Not because NBC refused to do the interview under the restrictions proposed by the Simpson camp - that the double murder case couldn't be discussed. NBC News President Andrew Lack quite rightfully maintained on CNN's "Larry King Live" Wednesday that those were the questions that America wanted answered, and anything less would be playing into a P.R. campaign to rehabilitate Simpson's image.But NBC's huge hype of the interview - news as show biz - looks particularly ridiculous.

Without the interview, we don't know whether NBC would have played into Simpson's hands or whether Tom Brokaw and Katie Couric would have asked the tough questions. But, obviously, it was the fear of those tough questions that kept O.J. away.

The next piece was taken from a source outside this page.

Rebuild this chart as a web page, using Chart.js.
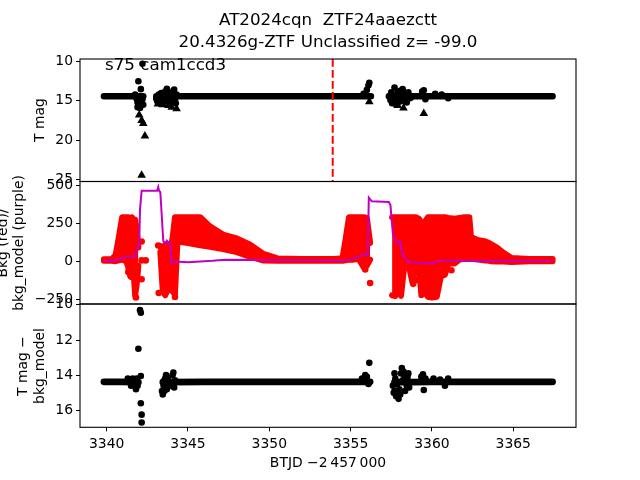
<!DOCTYPE html>
<html><head><meta charset="utf-8">
<script src="https://cdn.jsdelivr.net/npm/chart.js@4/dist/chart.umd.min.js"></script>
<style>
html,body{margin:0;padding:0;background:#fff;}
#wrap{position:relative;width:640px;height:480px;overflow:hidden;background:#fff;}
canvas{position:absolute;left:0;top:0;}
</style></head><body>
<div id="wrap">
<canvas id="c1" width="640" height="480"></canvas>
<canvas id="c2" width="640" height="480"></canvas>
<canvas id="c3" width="640" height="480"></canvas>
</div>
<script>
// ---------------- data ----------------
const xTicks = [3340, 3345, 3350, 3355, 3360, 3365];
const tmagTicks = [10, 15, 20, 25];
const bkgTicks = [-250, 0, 250, 500];
const diffTicks = [10, 12, 14, 16];
const eventT = 3353.9;

// panel 1: T mag
const tmagBandX = [3339.83,3340.8,3341.9,3342.25,3342.6,3343.05,3343.6,3344.3,3346.0,3350.0,3353.0,3355.6,3356.25,3356.8,3357.35,3358.2,3358.7,3359.5,3361.0,3364.0,3367.42];
const tmagBandY = [14.4,14.4,14.4,14.4,null,14.4,14.4,14.4,14.4,14.4,14.4,14.4,14.4,null,14.4,14.4,14.4,14.4,14.4,14.4,14.4];
const tmagDotX = [3341.75,3341.85,3341.9,3341.95,3342.0,3342.05,3342.1,3342.15,3342.2,
  3341.8,3341.95,3342.05,3342.1,3342.2,3342.25,3341.9,
  3343.05,3343.1,3343.2,3343.3,3343.4,3343.5,3343.6,3343.7,3343.75,3343.8,3343.9,3344.1,3344.15,3344.2,3344.3,
  3343.15,3343.25,3343.35,3343.45,3343.55,3343.65,3343.85,3343.95,3344.05,3344.25,
  3355.8,3356.0,3356.1,3356.15,
  3357.4,3357.5,3357.6,3357.7,3357.8,3357.9,3358.0,3358.1,3358.2,3358.3,3358.4,3358.5,3358.6,3358.7,
  3357.45,3357.55,3357.65,3357.75,3357.85,3357.95,3358.05,3358.15,3358.25,3358.35,3358.45,3358.55,
  3359.4,3359.5,3359.6,3360.2,3360.6,3361.0];
const tmagDotY = [14.2,14.75,15.2,12.5,15.6,15.9,13.5,14.5,10.25,
  14.5,14.9,14.6,15.4,14.8,15.5,15.8,
  14.7,15.0,14.2,14.9,15.2,14.0,13.8,13.45,14.3,15.0,15.3,13.7,13.55,14.9,14.2,
  14.5,15.3,14.0,14.6,15.1,14.6,14.0,14.7,14.3,15.3,
  14.1,13.6,13.0,12.7,
  14.4,13.9,15.0,13.3,15.5,13.8,15.1,14.0,13.5,15.0,14.8,14.1,14.7,14.6,
  14.9,15.3,14.3,14.8,14.2,14.6,13.7,14.5,14.3,14.0,15.2,13.9,
  13.8,13.65,14.8,14.1,14.2,14.65];
const tmagLimX = [3342.0,3342.15,3342.25,3342.35,3342.15,3343.15,3343.45,3343.8,3344.0,3344.3,3356.15,3357.9,3358.25,3359.5];
const tmagLimY = [16.8,17.5,17.9,19.5,24.5,15.4,15.5,15.6,15.8,16.0,15.1,15.6,15.9,16.6];

// panel 2: background (red envelope + outliers) and background model (purple)
const bkgX = [
  3339.83,3340.3,3340.55,3340.75,3340.95,3341.2,3341.3,3341.45,3341.55,3341.65,3341.75,3341.85,3341.95,
  3342.6,
  3343.3,3343.45,3343.6,3343.75,3343.9,3344.05,3344.2,3344.35,3345.0,3345.75,3346.35,3347.15,3348.0,3348.8,3349.6,3350.5,3352.0,3354.0,3354.5,3354.7,3354.9,3355.2,3355.5,3355.8,3356.0,3356.2,
  3356.9,
  3357.55,3357.75,3357.95,3358.1,3358.3,3358.6,3358.8,3359.0,3359.2,3359.35,3359.55,3359.75,3360.0,3360.3,3360.55,3360.8,3361.0,3361.4,3361.7,3362.0,3362.3,3362.4,3362.8,3363.3,3363.6,3364.0,3364.4,3364.9,3366.0,3367.42];
const bkgUp = [
  12,12,40,160,290,290,290,285,290,275,275,200,90,
  null,
  100,60,110,115,80,150,290,290,290,290,230,175,150,110,50,18,15,15,20,150,290,290,290,290,285,120,
  null,
  290,290,290,290,290,290,290,290,280,255,255,290,290,290,290,290,285,280,285,290,290,160,140,130,115,90,55,20,14,14];
const bkgLo = [
  2,2,0,5,10,0,-30,-100,-20,-60,-225,-150,-30,
  null,
  60,-200,-225,-190,20,-200,-220,130,120,105,95,80,60,30,5,2,2,2,2,5,10,10,15,-40,-30,10,
  null,
  -225,-230,-100,-230,-30,-40,-140,-30,-20,-225,-200,-235,-240,-235,-100,-90,-15,-15,10,15,15,15,10,5,0,-3,-3,-5,0,0];
const bkgDotX = [3341.33,3341.54,3341.8,3342.15,3342.15,3342.15,3342.4,3343.17,3343.2,3344.2,3355.9,3356.2,3358.85,3359.05,3361.2];
const bkgDotY = [-72,-105,-240,130,5,-120,5,103,-210,-237,-55,-145,-150,-125,-60];
const bkgModelX = [3339.83,3340.5,3341.2,3341.75,3341.85,3342.0,3342.05,3342.15,3342.3,3343.1,3343.17,3343.22,3343.3,3343.48,3343.59,3343.7,3343.8,3343.9,3344.0,3344.2,3345.0,3346.5,3347.3,3350.0,3353.0,3354.5,3355.0,3355.4,3355.9,3356.05,3356.12,3356.3,3357.35,3357.45,3357.6,3357.7,3357.85,3358.05,3358.15,3358.5,3359.25,3359.7,3359.9,3360.2,3360.35,3360.5,3361.1,3362.0,3365.0,3367.42];
const bkgModelY = [3,3,30,30,80,103,340,465,465,465,490,465,455,135,114,135,120,125,-15,-2,-8,2,10,8,5,3,10,25,45,40,420,395,390,370,180,150,115,135,50,-2,-10,-15,-12,-15,3,2,2,3,3,3];

// panel 3: T mag - bkg_model
const diffBandX = [3339.83,3340.8,3341.95,3342.6,3344.0,3346.0,3350.0,3353.0,3356.2,3356.9,3357.7,3358.7,3360.0,3363.0,3367.42];
const diffBandY = [14.38,14.38,14.4,null,14.4,14.38,14.38,14.38,14.38,null,14.4,14.4,14.38,14.38,14.38];
const diffDotX = [3342.05,3342.1,3341.95,3342.1,3342.1,3342.15,3342.15,
  3341.3,3341.5,3341.6,3341.7,3341.8,3341.85,3341.9,
  3343.4,3343.45,3343.5,3343.55,3343.6,3343.65,3343.7,3343.8,3343.9,3344.05,3344.1,3344.15,3344.2,
  3343.45,3343.55,3343.75,3344.05,
  3355.7,3355.9,3356.0,3356.1,3356.15,
  3357.6,3357.65,3357.75,3357.8,3357.9,3357.95,3358.0,3358.1,3358.15,3358.25,3358.35,3358.45,3358.5,3358.6,
  3357.7,3357.85,3358.05,3358.2,3358.3,3358.4,3357.7,3358.55,
  3359.35,3359.45,3359.5,3359.6,3360.1,3360.5,3360.8,3361.0];
const diffDotY = [10.3,10.45,12.5,14.05,15.6,16.25,16.7,
  14.2,14.6,14.2,14.5,14.8,14.2,14.6,
  14.9,15.1,14.6,14.9,14.2,14.0,14.8,14.5,14.6,14.0,13.85,14.7,14.3,
  14.4,14.3,14.2,14.6,
  14.2,14.0,14.1,14.5,13.3,
  14.6,15.0,14.2,15.2,14.9,15.35,14.8,13.9,13.6,13.8,14.9,14.6,14.1,14.7,
  14.9,14.5,15.1,14.3,14.0,14.4,13.9,13.9,
  14.1,13.95,14.85,14.2,14.2,14.25,14.6,14.2];

// ---------------- helpers ----------------
const FONT = "'DejaVu Sans', sans-serif";
Chart.defaults.font.family = FONT;
Chart.defaults.font.size = 13.9;
Chart.defaults.color = '#000';
Chart.defaults.animation = false;

const XMIN = 3338.36, XMAX = 3368.86;
const T1 = {min: 9.65, max: 25.3};
const B2 = {min: -283, max: 526};
const D3 = {min: 9.95, max: 16.97};

function pts(xs, ys) { return xs.map((x, i) => ({x: x, y: ys[i]})); }
function fmt(v) { return String(v).replace('-', '\u2212'); }

function yAxis(r, reverse, ticks) {
  return {
    type: 'linear', min: r.min, max: r.max, reverse: reverse,
    afterFit(s) { s.width = 50; },
    afterBuildTicks(s) { s.ticks = ticks.map(v => ({value: v})); },
    grid: {drawOnChartArea: false, drawTicks: true, tickLength: 4, color: '#000', tickColor: '#000', lineWidth: 1},
    border: {display: false},
    ticks: {padding: 3, autoSkip: false, callback: v => fmt(v)}
  };
}
function xAxis(show) {
  const ax = {
    type: 'linear', min: XMIN, max: XMAX, display: show,
    afterBuildTicks(s) { s.ticks = xTicks.map(v => ({value: v})); },
    grid: {drawOnChartArea: false, drawTicks: true, tickLength: 4, color: '#000', tickColor: '#000', lineWidth: 1},
    border: {display: false},
    ticks: {padding: 5, autoSkip: false, maxRotation: 0, callback: v => fmt(v)}
  };
  if (show) ax.afterFit = s => { s.height = 26; };
  return ax;
}
const boxPlugin = {
  id: 'box',
  afterDraw(chart) {
    const a = chart.chartArea, c = chart.ctx;
    c.save(); c.strokeStyle = '#000'; c.lineWidth = 1.1;
    c.strokeRect(a.left, a.top, a.right - a.left, a.bottom - a.top);
    c.restore();
  }
};
function textPlugin(items) {
  return {
    id: 'txt',
    afterDraw(chart) {
      const c = chart.ctx;
      items.forEach(t => {
        c.save();
        c.font = (t.size || 13.9) + 'px ' + FONT;
        c.fillStyle = '#000';
        c.textAlign = t.align || 'center';
        c.textBaseline = t.base || 'middle';
        c.translate(t.x, t.y);
        if (t.rot) c.rotate(-Math.PI / 2);
        c.fillText(t.text, 0, 0);
        c.restore();
      });
    }
  };
}
function baseOpts(pad, scales) {
  return {
    responsive: false, animation: false, events: [],
    layout: {padding: pad},
    plugins: {legend: {display: false}, tooltip: {enabled: false}},
    scales: scales
  };
}
function lineDs(data, color, width, extra) {
  return Object.assign({data: data, borderColor: color, backgroundColor: color, borderWidth: width,
    pointRadius: 0, showLine: true, fill: false, tension: 0, spanGaps: false,
    borderCapStyle: 'round', borderJoinStyle: 'round'}, extra || {});
}
function dotDs(data, color, r, style) {
  return {data: data, showLine: false, pointRadius: r, pointStyle: style || 'circle',
    pointBackgroundColor: color, pointBorderColor: color, pointBorderWidth: 0, borderColor: color, backgroundColor: color};
}

// ---------------- panel 1 ----------------
new Chart(document.getElementById('c1'), {
  type: 'line',
  data: {datasets: [
    lineDs([{x: eventT, y: T1.min}, {x: eventT, y: T1.max}], '#ff0000', 2, {borderDash: [7.7, 3.3], borderCapStyle: 'butt'}),
    dotDs(pts(tmagLimX, tmagLimY), '#000', 5, 'triangle'),
    dotDs(pts(tmagDotX, tmagDotY), '#000', 3.3),
    lineDs(pts(tmagBandX, tmagBandY), '#000', 6.5)
  ]},
  options: baseOpts({left: 30, right: 64, top: 59, bottom: 298.5},
    {x: xAxis(false), y: yAxis(T1, true, tmagTicks)}),
  plugins: [boxPlugin, textPlugin([
    {text: 'AT2024cqn  ZTF24aaezctt', x: 328, y: 21, size: 16.7},
    {text: '20.4326g-ZTF Unclassified z= -99.0', x: 328, y: 43, size: 16.7},
    {text: 's75 cam1ccd3', x: 105, y: 70, size: 16.7, align: 'left', base: 'alphabetic'},
    {text: 'T mag', x: 40, y: 120, rot: true}
  ])]
});

// ---------------- panel 2 ----------------
new Chart(document.getElementById('c2'), {
  type: 'line',
  data: {datasets: [
    lineDs(pts(bkgModelX, bkgModelY), '#bf00bf', 2, {borderJoinStyle: 'miter', borderCapStyle: 'butt'}),
    dotDs(pts(bkgDotX, bkgDotY), '#ff0000', 3.3),
    lineDs(pts(bkgX, bkgUp), '#ff0000', 6, {fill: '+1'}),
    lineDs(pts(bkgX, bkgLo), '#ff0000', 6)
  ]},
  options: baseOpts({left: 30, right: 64, top: 181.5, bottom: 176},
    {x: xAxis(false), y: yAxis(B2, false, bkgTicks)}),
  plugins: [boxPlugin, textPlugin([
    {text: 'Bkg (red)/', x: 3, y: 243, rot: true},
    {text: 'bkg_model (purple)', x: 19.5, y: 243, rot: true}
  ])]
});

// ---------------- panel 3 ----------------
new Chart(document.getElementById('c3'), {
  type: 'line',
  data: {datasets: [
    dotDs(pts(diffDotX, diffDotY), '#000', 3.3),
    lineDs(pts(diffBandX, diffBandY), '#000', 6.8)
  ]},
  options: baseOpts({left: 30, right: 64, top: 304, bottom: 26.7},
    {x: xAxis(true), y: yAxis(D3, true, diffTicks)}),
  plugins: [boxPlugin, textPlugin([
    {text: 'T mag \u2212', x: 23, y: 366, rot: true},
    {text: 'bkg_model', x: 40, y: 366, rot: true},
    {text: 'BTJD \u22122\u2009457\u2009000', x: 328, y: 463}
  ])]
});
</script>
</body></html>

His lawyers may be perfectly correct in advising Simpson not to do the interview because of pending civil lawsuits. But Simpson agreed to do a no-holds-barred interview and then reneged.

(Which brings into the question the ethics of having Simpson pal Don Ohlmeyer, NBC's West Coast president, facilitate the original agreement. Perhaps because Ohlmeyer has been such a strong Simpson supporter, O.J. expected a cream-puff interview.)

No matter how strong the legal reasons for not doing the interview - and no matter how strong the denials of both Simpson and his attorneys - the entire episode makes O.J. appear unwilling or unable to answer those tough questions. To the public, it would seem that if he had nothing to hide there would be no problem answering those questions.

If this was part of Simpson's plan to refurbish his image, it backfired badly.

LOCAL NEWS: NBC received thousands of calls protesting its plans to broadcast an interview with O.J. Simpson on Wednesday night. Protestors were already outside the network's Burbank studios when the event was canceled.

And those protests extended all the way to Salt Lake City, where local NBC affiliate KSL-Ch. 5 received dozens of calls and at least a couple of threats.

They weren't personal but did threaten to prevent the station from airing the Simpson interview. KSL personnel were looking at tightening their security procedures a bit when the word came that the show was off.

Now lots of us weren't exactly thrilled with NBC's plans to give Simpson an hour of free airtime, but threats like this are just stupid.

BRYANT'S A BABY: Poor, poor Bryant Gumbel. He pitched a fit when his old pal O.J. Simpson didn't want him to be part of the since-canceled interview and NBC News President Lack agreed.

Lack - in a perfectly sound journalistic decision - told Gumbel that his 20-year friendship with Simpson would provide at least the appearance of a conflict of interest. Gumbel, in response, called in sick for his "Today Show" gig for the rest of the week.

What an arrogant baby. (Not that this is a revelation.)

And the same goes for "Dateline" anchors Jane Pauley and Stone Phillips, who are unhappy because they weren't scheduled to do the interview themselves.

Apparently, their boss doesn't take them as seriously as they take themselves.